To put my money where my flapping yap is, here are a few that I use regularly:

  • Take an Acting Class. By far one of my favorite refreshers, acting classes provide a safe place where you can work alongside others to explore character development. The weirder and more emotional, the better! I will never forget the stunned looks on people’s faces after I unleashed my inner werewolf and snarled my pack’s mantra at the other acting students. It was pure storytelling because for five whole minutes I was in the head and body of a tribal werewolf. Plus, can I just say, “Zombie Camp?”If your time is valuable, this option is usually only a couple-hours-a-week commitment. Don’t retreat into the “I’m a shy writer” shell and hire a private coach. The class has zero weeks of rehearsals, zero weeks of performances, and no paralyzing stage fright. You get to play in a safe classroom space with other imaginative people. You know what my writing career loves most about this option? If you talk to the teacher/coach ahead of time, they are almost always willing to consider a custom lesson for the class. If your story needs to explore a non-human psyche, ask the teacher if that’s a theme they’re willing to trot out. Then open your damned mind and pay attention to the other students (as well as yourself) as the ideas blossom. It’s like a bucket of werewolf gold landing at your feet after the full moon.
  • RUN a Role-Playing Game. Hang up your Judgy Pants. This is a fantastic social experience focused on telling a story in a group. Let’s be real… movie nights don’t help your writing career. Sure, they help your soul when you need a non-productive refresher, but what does your plot get from sitting in silence with other people while watching someone else’s story? Not a kafarking thing.

    When you run a role-playing game you help your friends (i.e. “the players”) develop their characters while you write the main plot and protagonists. WHAM WHAM WHAM! Then suddenly your players tell you about their characters’ histories, and SLAM BAM, you’ve got subplots. Suddenly you’re flexing those storytelling muscles weekly. If you’re new to role-playing, find a gaming system that’s light on rules and heavy on telling the story. As an added bonus, you get to spend time with people you like playing Margaritas & Monsters. (Holy crap, I’m going to write the rules for that game.)

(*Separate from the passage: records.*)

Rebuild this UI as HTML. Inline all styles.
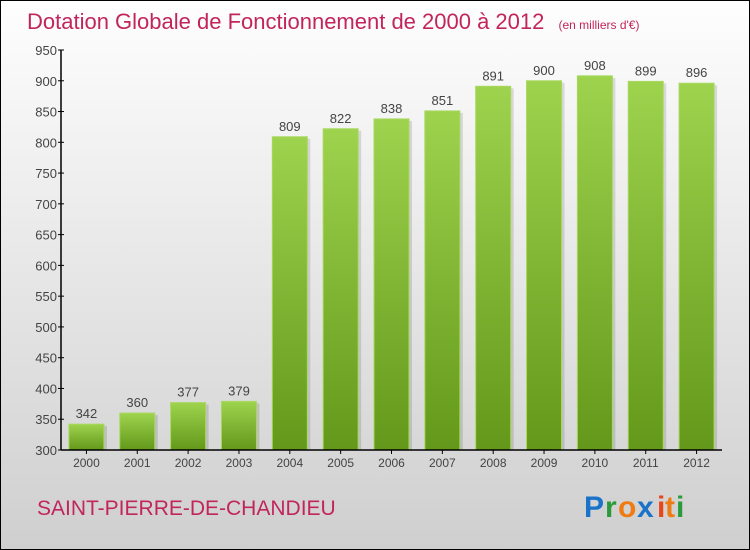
<!DOCTYPE html>
<html><head><meta charset="utf-8"><style>
body{margin:0;}
#c{position:relative;width:748px;height:548px;border:1px solid #000;background:linear-gradient(#fefefe,#cfcfcf);overflow:hidden;font-family:"Liberation Sans",sans-serif;}
svg text{font-family:"Liberation Sans",sans-serif;}
</style></head><body>
<div id="c">
<svg id="s" width="748" height="548">
<defs>
<linearGradient id="g" x1="0" y1="0" x2="0" y2="1"><stop offset="0" stop-color="#9ed34e"/><stop offset="1" stop-color="#63981a"/></linearGradient>
</defs>
<text x="26" y="28" font-size="22" fill="#c2255c">Dotation Globale de Fonctionnement de 2000 à 2012 <tspan font-size="12" dx="8">(en milliers d'€)</tspan></text>
<g id="bars"></g>
<g id="axes"></g>
<text x="36" y="514" font-size="21" fill="#c2255c">SAINT-PIERRE-DE-CHANDIEU</text>
<g font-size="30" font-weight="bold" font-family="Liberation Sans">
<text x="583" y="516" fill="#1a73c9">P</text><text x="604" y="516" fill="#2a9a3a">r</text><text x="617" y="516" fill="#f07b12">o</text><text x="636" y="516" fill="#1a73c9">x</text><text x="656" y="516" fill="#e8451a">i</text><text x="664" y="516" fill="#f07b12">t</text><text x="675" y="516" fill="#2a9a3a">i</text>
</g>
</svg></div>
<script>
const years=["2000","2001","2002","2003","2004","2005","2006","2007","2008","2009","2010","2011","2012"];
const values=[342,360,377,379,809,822,838,851,891,900,908,899,896];
const ticks=[300,350,400,450,500,550,600,650,700,750,800,850,900,950];
const NS="http://www.w3.org/2000/svg";
const x0=60,x1=721,y0=449,yMin=300,yMax=950,yTop=49;
const band=(x1-x0)/years.length;
const Y=v=>y0-(v-yMin)/(yMax-yMin)*(y0-yTop);
const X=i=>x0+band*i+band/2;
function mk(t,a,p){const e=document.createElementNS(NS,t);for(const k in a)e.setAttribute(k,a[k]);p.appendChild(e);return e;}
const B=document.getElementById('bars'),A=document.getElementById('axes');
values.forEach((v,i)=>{
 const sh=mk('rect',{x:X(i)-17.5+3,y:Y(v)+2,width:35,height:y0-Y(v)-2,fill:'#000','fill-opacity':0.12},B);
 
 
 const r=mk('rect',{x:X(i)-17.5,y:Y(v),width:35,height:y0-Y(v),fill:'url(#g)',stroke:'#a8d860','stroke-width':1},B);
 
 
 const t=mk('text',{x:X(i),y:Y(v)-6,'text-anchor':'middle','font-size':13,fill:'#444'},B);t.textContent=v;
 
 
 const xl=mk('text',{x:X(i),y:y0+17,'text-anchor':'middle','font-size':12,fill:'#444'},A);xl.textContent=years[i];
 
 
 mk('line',{x1:X(i),x2:X(i),y1:y0,y2:y0+4,stroke:'#000'},A);
});
ticks.forEach(v=>{
 mk('line',{x1:x0-3,x2:x0+3,y1:Y(v),y2:Y(v),stroke:'#000'},A);
 const t=mk('text',{x:x0-4,y:Y(v)+5,'text-anchor':'end','font-size':13,fill:'#444'},A);t.textContent=v;
 
 
});
const ya=mk('line',{x1:x0,x2:x0,y1:yTop,y2:y0,stroke:'#000','stroke-width':1.5},A);


const xa=mk('line',{x1:x0,x2:x1,y1:y0,y2:y0,stroke:'#000','stroke-width':1.5},A);


</script>
</body></html>
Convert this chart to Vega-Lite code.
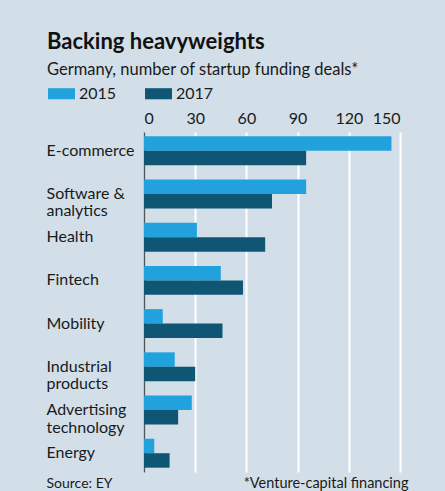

  • Review Someone Else’s Work. I have only just discovered this little gem, but it’s a sparkly one. You see, I’ve noticed that when I open a book with the intent to review it, my mind kicks into full-on analysis mode. I focus on questions like: Why on earth did the author make that decision? Does anybody actually talk like that? Wait, huh? What’s in it for that character? How does THAT work? What the hell does this work’s theme say about our society? What did the book mean to me overall? You get the idea.

    On the surface, I get more from the author’s writing. Yay! More importantly, I’m training my brain to think about all of the parts of the story. Woo hoo – Leveling up my brain! But there are under-the-surface benefits too. Like getting my name out in the literary world. If you write a review that helps people, and it gets noticed, it’s really freakin’ flattering when a publishing company sends a review copy of something similar. And, let’s not overlook the dirty little secret: it’s totally a work-related justification for your reading habit.

  • Travel. When I can afford it, nothing kicks my creativity’s butt into gear like travel. Face it; most of us are shackled by our daily routines. Is there anything that poisons your imagination faster than the morning commute? Don’t drink the bitter almond-scented Kool-Aid! I give you permission to give yourself permission to experience an entire world of new things.

    Fortunately, you don’t need to go halfway around the globe to awaken your wonder. How many times have the people in another state (if you’re in the US), province, or territory seemed utterly alien? My quiet little “don’t rock the boat” Midwestern Wisconsin upbringing looks at the sunny Californians and has a little jealous moment rejoicing in their apparent optimism and willingness to try new things. Talk about a no-passport-required journey into the unknown!

There they are – my top personal choices for cross-training my writing skills. Is this your exact list? No. You’re probably totally judging me for the role-playing suggestion. Fine. Don’t roll the dice in order to experience the endorphin rush of leveling up. But dammit, you read this article because your editor has started drinking over that red-ink-resistant habit you aren’t breaking. Yeah, maybe for that reason. Or maybe your plot is so freaking stuck that the Dyson in the corner just proposed a shag in the living room. Most likely you kept reading because there’s a little monster living in that dark corner of your soul, and it keeps digging up your shortcoming and spitting them out into the light.

You should pay attention to that little monster. He may have big teeth and red eyes, but he’s wearing cross-trainers.